DEMOCRACY by Michael Frayn, directed by Richard Rose (Tarragon, 30 Bridgman). To April 6. Pwyc-$38. 416-531-1827. Rating: NNN


If fervour over Barack Obama and disappointment over Stéphane Dion are signs of the times, we’re craving charismatic, visionary leaders.

Michael Frayn’s Democracy chronicles the chancellorship of such a politician, left-leaning West German leader Willy Brandt (R.H. Thomson). Brandt’s determination to mend his fractured country met with a great deal of opposition at the time, even if it led to reconciliation down the road. Sounds like dramatic passion-inducing stuff, right? Well, it would be – if we actually saw the drama onstage.

Instead, we’re told about it by Günter Guillaume (Alon Nashman), an East German spy who worked for years as one of Brandt’s closest aids. It’s a logical choice as Guillaume reports his findings to Stasi officer Arno Kretschmann (Alex Poch-Goldin), we come to understand the forces at play within Brandt’s tenuous coalition.

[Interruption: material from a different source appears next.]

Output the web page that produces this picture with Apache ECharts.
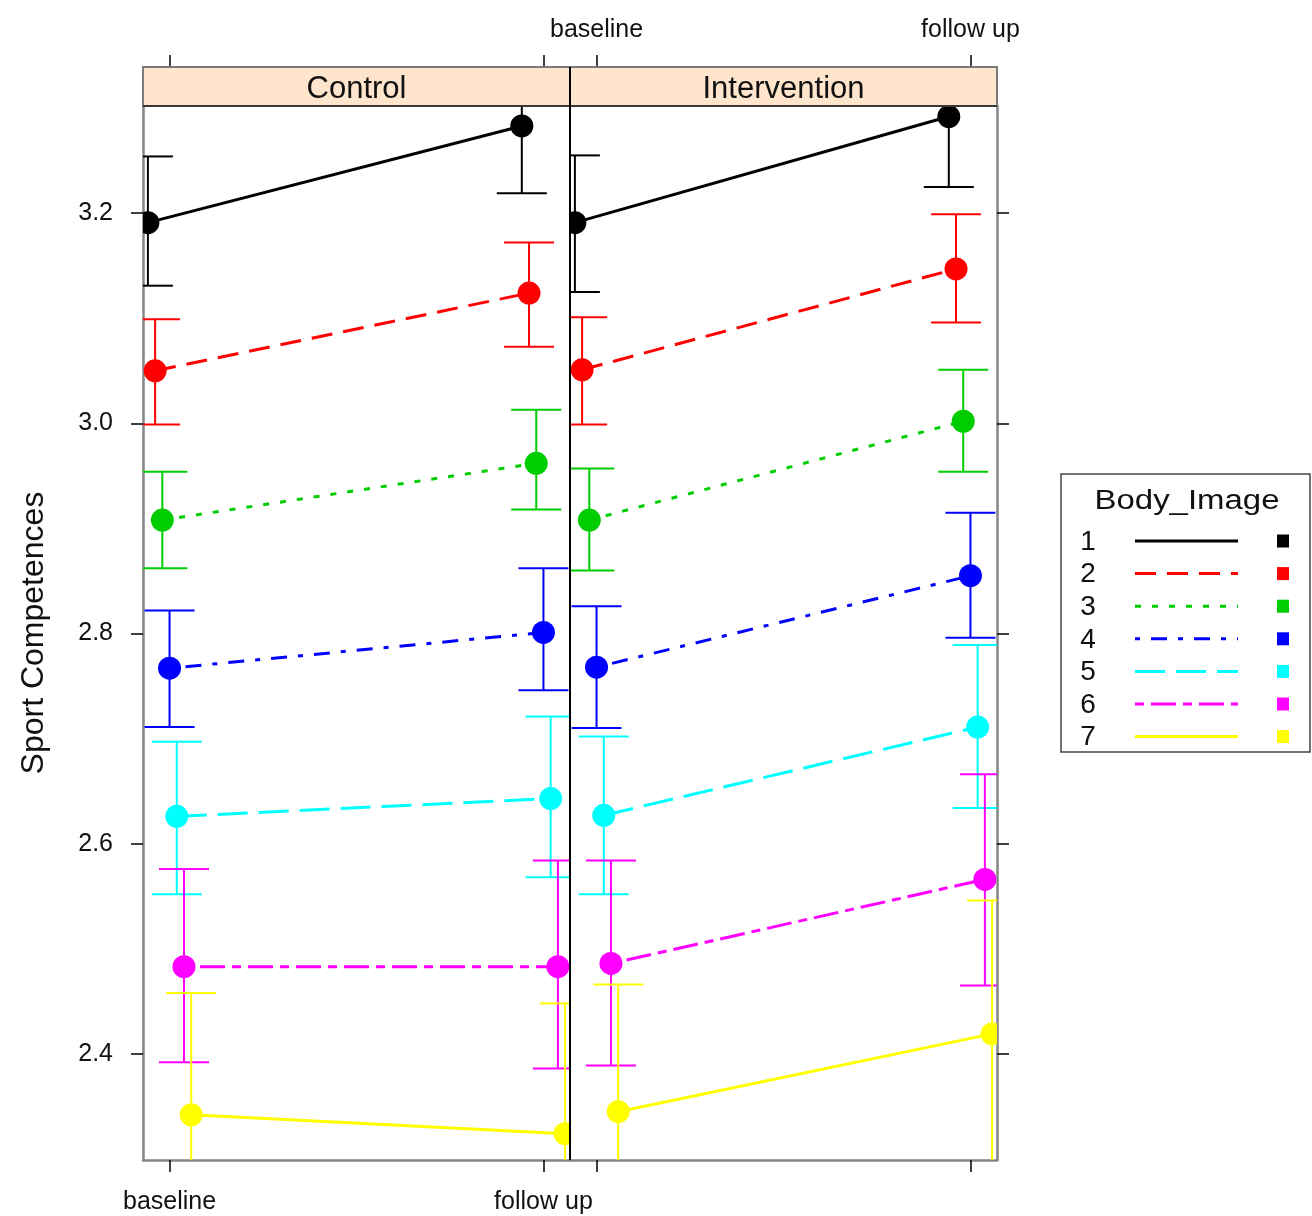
<!DOCTYPE html>
<html>
<head>
<meta charset="utf-8">
<script src="https://cdn.jsdelivr.net/npm/echarts@6/dist/echarts.min.js"></script>
<style>
html,body{margin:0;padding:0;background:#ffffff;}
#chart{width:1312px;height:1216px;}
</style>
</head>
<body>
<div id="chart"></div>
<script>
// ---------------- data ----------------
const timepoints = ['baseline', 'follow up'];
const panels = ['Control', 'Intervention'];
const groups = ['1', '2', '3', '4', '5', '6', '7'];
const yTicks = [2.4, 2.6, 2.8, 3.0, 3.2];

const controlBaselineMean  = [3.191, 3.050, 2.908, 2.767, 2.626, 2.483, 2.342];
const controlBaselineUpper = [3.254, 3.099, 2.954, 2.822, 2.697, 2.576, 2.458];
const controlBaselineLower = [3.131, 2.999, 2.862, 2.711, 2.552, 2.392, 2.226];

const controlFollowMean  = [3.283, 3.124, 2.962, 2.801, 2.643, 2.483, 2.324];
const controlFollowUpper = [3.346, 3.172, 3.013, 2.862, 2.721, 2.584, 2.448];
const controlFollowLower = [3.219, 3.073, 2.918, 2.746, 2.568, 2.386, 2.201];

const interventionBaselineMean  = [3.191, 3.051, 2.908, 2.768, 2.627, 2.486, 2.345];
const interventionBaselineUpper = [3.255, 3.101, 2.957, 2.826, 2.702, 2.584, 2.466];
const interventionBaselineLower = [3.125, 2.999, 2.860, 2.710, 2.552, 2.389, 2.224];

const interventionFollowMean  = [3.292, 3.147, 3.002, 2.855, 2.711, 2.566, 2.419];
const interventionFollowUpper = [3.358, 3.199, 3.051, 2.915, 2.789, 2.666, 2.546];
const interventionFollowLower = [3.225, 3.096, 2.954, 2.796, 2.634, 2.465, 2.292];

// ---------------- styles ----------------
const groupColors = ['#000000', '#FF0000', '#00CD00', '#0000FF', '#00FFFF', '#FF00FF', '#FFFF00'];
const groupDash = ['solid', [21, 11], [6, 11], [5, 11, 16, 11], [30, 11], [9, 7, 25, 7], 'solid'];
const dodge = 0.0193;
const FONT = '"Liberation Sans", Arial, Helvetica, sans-serif';

const panelData = [
  {mean: [controlBaselineMean, controlFollowMean], lower: [controlBaselineLower, controlFollowLower], upper: [controlBaselineUpper, controlFollowUpper]},
  {mean: [interventionBaselineMean, interventionFollowMean], lower: [interventionBaselineLower, interventionFollowLower], upper: [interventionBaselineUpper, interventionFollowUpper]}
];

// ---------------- layout ----------------
const G = {top: 106, height: 1054, width: 427, lefts: [143, 570]};
const stripH = 39;
const frameColor = '#858585';

const chart = echarts.init(document.getElementById('chart'), null, {renderer: 'canvas'});

const xMin = 0.929, xMax = 2.071;
const yMin = 2.299, yMax = 3.302;

function xLabelFmt(v) { return timepoints[Math.round(v) - 1] || ''; }

const grids = G.lefts.map(l => ({left: l, top: G.top, width: G.width, height: G.height, containLabel: false}));

const tickStyle = {show: true, inside: false, length: 12, lineStyle: {color: '#000', width: 1.5}};
const labelText = {color: '#111', fontFamily: FONT, fontSize: 25};

const xAxes = [];
const yAxes = [];
[0, 1].forEach(p => {
  xAxes.push({
    type: 'value', gridIndex: p, position: 'bottom', min: xMin, max: xMax,
    axisLine: {show: true, onZero: false, lineStyle: {color: frameColor, width: 2.5}},
    axisTick: Object.assign({customValues: [1, 2]}, tickStyle),
    axisLabel: Object.assign({show: p === 0, customValues: [1, 2], formatter: xLabelFmt, margin: 30}, labelText),
    splitLine: {show: false}
  });
  xAxes.push({
    type: 'value', gridIndex: p, position: 'top', offset: stripH, min: xMin, max: xMax,
    axisLine: {show: false},
    axisTick: Object.assign({customValues: [1, 2]}, tickStyle),
    axisLabel: Object.assign({show: p === 1, customValues: [1, 2], formatter: xLabelFmt, margin: 24}, labelText),
    splitLine: {show: false}
  });
  yAxes.push({
    type: 'value', gridIndex: p, position: 'left', min: yMin, max: yMax,
    name: p === 0 ? 'Sport Competences' : '',
    nameLocation: 'middle', nameRotate: 90, nameGap: 93,
    nameTextStyle: {color: '#111', fontFamily: FONT, fontSize: 32},
    axisLine: {show: true, onZero: false, lineStyle: {color: p === 0 ? frameColor : '#000', width: p === 0 ? 2.5 : 2}},
    axisTick: p === 0 ? Object.assign({customValues: yTicks}, tickStyle) : {show: false},
    axisLabel: Object.assign({show: p === 0, customValues: yTicks, margin: 30, formatter: v => v.toFixed(1)}, labelText),
    splitLine: {show: false}
  });
  yAxes.push({
    type: 'value', gridIndex: p, position: 'right', min: yMin, max: yMax,
    axisLine: {show: true, onZero: false, lineStyle: {color: p === 0 ? '#000' : frameColor, width: p === 0 ? 2 : 2.5}},
    axisTick: p === 1 ? Object.assign({customValues: yTicks}, tickStyle) : {show: false},
    axisLabel: {show: false},
    splitLine: {show: false}
  });
});

const series = [];
[0, 1].forEach(p => {
  const d = panelData[p];
  groups.forEach((g, k) => {
    const off = (k - 3) * dodge;
    const color = groupColors[k];
    // error bars
    series.push({
      type: 'custom', xAxisIndex: p * 2, yAxisIndex: p * 2, z: 2, silent: true, clip: true,
      data: timepoints.map((t, ti) => [ti + 1 + off, d.mean[ti][k], d.lower[ti][k], d.upper[ti][k]]),
      renderItem: function (params, api) {
        const x = api.value(0), lo = api.value(2), hi = api.value(3);
        const pLo = api.coord([x, lo]), pHi = api.coord([x, hi]);
        const cs = params.coordSys;
        const top = cs.y, bot = cs.y + cs.height, left = cs.x, right = cs.x + cs.width;
        const cx = pLo[0];
        const hw = 25;
        const st = {stroke: color, lineWidth: 2};
        const ch = [{type: 'line', shape: {x1: cx, y1: Math.max(pHi[1], top), x2: cx, y2: Math.min(pLo[1], bot)}, style: st}];
        const cl = Math.max(cx - hw, left), cr = Math.min(cx + hw, right);
        if (pHi[1] >= top) ch.push({type: 'line', shape: {x1: cl, y1: pHi[1], x2: cr, y2: pHi[1]}, style: st});
        if (pLo[1] <= bot) ch.push({type: 'line', shape: {x1: cl, y1: pLo[1], x2: cr, y2: pLo[1]}, style: st});
        return {type: 'group', children: ch};
      }
    });
    // mean lines
    series.push({
      type: 'line', name: g, xAxisIndex: p * 2, yAxisIndex: p * 2, z: 3,
      data: timepoints.map((t, ti) => [ti + 1 + off, d.mean[ti][k]]),
      symbol: 'none', showSymbol: false, clip: true,
      lineStyle: {color: color, width: 3, type: groupDash[k]},
      emphasis: {disabled: true}
    });
    // points (clipped to the panel)
    series.push({
      type: 'custom', xAxisIndex: p * 2, yAxisIndex: p * 2, z: 4, silent: true, clip: true,
      data: timepoints.map((t, ti) => [ti + 1 + off, d.mean[ti][k]]),
      renderItem: function (params, api) {
        const c = api.coord([api.value(0), api.value(1)]);
        return {type: 'circle', shape: {cx: c[0], cy: c[1], r: 11.5}, style: {fill: color}};
      }
    });
  });
});

// ---------------- strips, legend ----------------
const graphics = [];
panels.forEach((name, p) => {
  const l = G.lefts[p];
  graphics.push({type: 'rect', shape: {x: l, y: G.top - stripH, width: G.width, height: stripH}, style: {fill: '#FFE5CC', stroke: '#7a7a7a', lineWidth: 2}, z: 10});
  graphics.push({type: 'line', shape: {x1: l, y1: G.top, x2: l + G.width, y2: G.top}, style: {stroke: '#222', lineWidth: 1.5}, z: 11});
  graphics.push({type: 'text', x: l + G.width / 2, y: G.top - stripH / 2 + 3, style: {text: name, fill: '#111', font: '31px ' + FONT, textAlign: 'center', textVerticalAlign: 'middle'}, z: 12});
});
graphics.push({type: 'line', shape: {x1: 570, y1: G.top - stripH, x2: 570, y2: G.top + G.height}, style: {stroke: '#000', lineWidth: 2}, z: 12});

const L = {x: 1061, y: 474, w: 249, h: 278};
graphics.push({type: 'rect', shape: {x: L.x, y: L.y, width: L.w, height: L.h}, style: {fill: '#fff', stroke: '#444', lineWidth: 1.5}, z: 10});
graphics.push({type: 'text', x: 1187, y: 502, scaleX: 1.22, style: {text: 'Body_Image', fill: '#111', font: '27px ' + FONT, textAlign: 'center', textVerticalAlign: 'middle'}, z: 11});
groups.forEach((g, k) => {
  const yy = 541 + k * 32.6;
  graphics.push({type: 'text', x: 1088, y: yy + 1, style: {text: g, fill: '#111', font: '28px ' + FONT, textAlign: 'center', textVerticalAlign: 'middle'}, z: 11});
  const dash = groupDash[k] === 'solid' ? null : groupDash[k];
  graphics.push({type: 'line', shape: {x1: 1135, y1: yy, x2: 1238, y2: yy}, style: {stroke: groupColors[k], lineWidth: 3, lineDash: dash}, z: 11});
  graphics.push({type: 'rect', shape: {x: 1277, y: yy - 6.5, width: 12, height: 13}, style: {fill: groupColors[k]}, z: 11});
});

chart.setOption({
  animation: false,
  backgroundColor: '#ffffff',
  grid: grids,
  xAxis: xAxes,
  yAxis: yAxes,
  series: series,
  graphic: graphics
});
</script>
</body>
</html>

Frayn relies on this device too heavily. No matter how well Thomson conveys Brandt’s Trudeau-like charm, or how assuredly director Richard Rose builds the nervous buzz between the eight actors on the eve of a vote of non-confidence, you can’t ignore the fact that the majority of the drama happens offstage.

There’s talk of fractured marriages, the illicit affairs of both Brandt and Guillaume, but those matters, too, are kept at a remove.

Not that the evening isn’t worthwhile. Frayn obviously did his research, and with the aid of costume designer Charlotte Dean, Rose effectively shows the stuffiness-giving-way-to-sexiness of Germany’s own Trudeau era.

Frayn should have taken a page from Florian Henckel von Donnersmarck (The Lives Of Others) or our own Hannah Moscovitch. It’s emotion that gets us going.

Otherwise, no matter how well-rendered a story, all you have is history onstage.